第三に、顧客視点の徹底です。寝具販売の半ざむは、顧客一人ひとりの悩みに寄り添う「コンサルティングセールス」を強みとし、睡眠改善インストラクターなどの専門知識を持つ販売員が最適な寝具を提案しています。
第四に、積極的な情報発信とコミュニケーションです。成功事例の背景には、多くの場合、企業の歴史や創業者の想いといった「物語」が存在します。谷川木工芸の「讃岐木樽」、神藤タオルの「インターパイルタオル」、富岡食品の「富ばあちゃんのいなり」といった、伝統や原体験に根差したブランドストーリーは、製品に奥行きと信頼性を与え、OEMパートナーとしての魅力にもつながっています。
ブランドストーリーは購入者に届いてこそ。SNSやメディア掲載など普段からの丁寧なコミュニケーションが生きてくるといえます。
中小企業がまず自社ブランドを確立し、その認知度と技術力を武器にOEM事業へと展開する戦略は、持続的な成長を実現するための有効なアプローチです。
自社ブランドは企業に独自のアイデンティティと市場での発言力を与え、高付加価値なビジネス展開を可能にします。
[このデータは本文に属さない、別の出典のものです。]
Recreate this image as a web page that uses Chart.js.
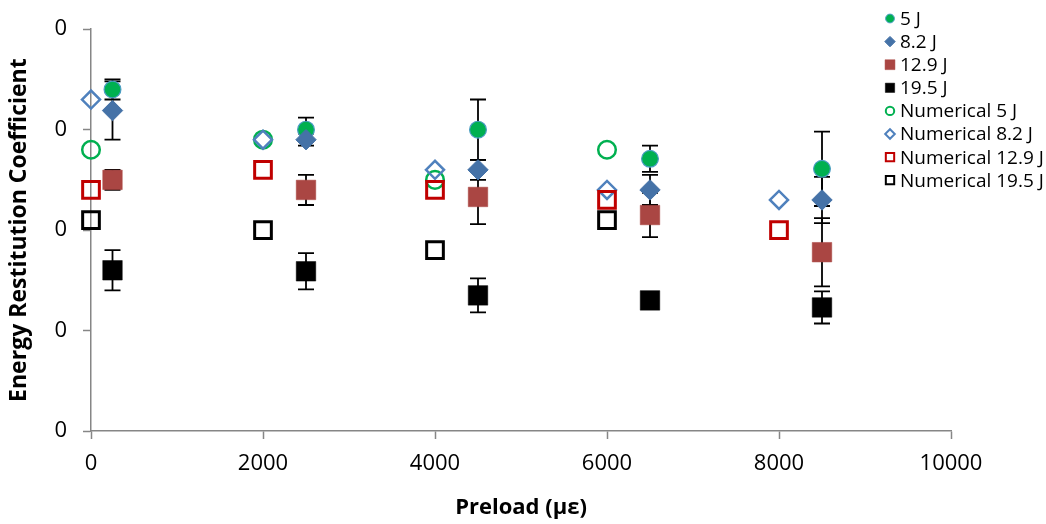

一方、OEM事業は安定した収益基盤と生産技術の向上をもたらし、それがまた自社ブランドの革新を支えるという好循環を生み出します。
この戦略は、決して容易な道のりではありません。しかし、自社の強みを深く理解し、市場の変化に柔軟に対応しながら、ブランドとOEMのシナジーを追求することで、中小企業はより強固な経営基盤を築けるでしょう。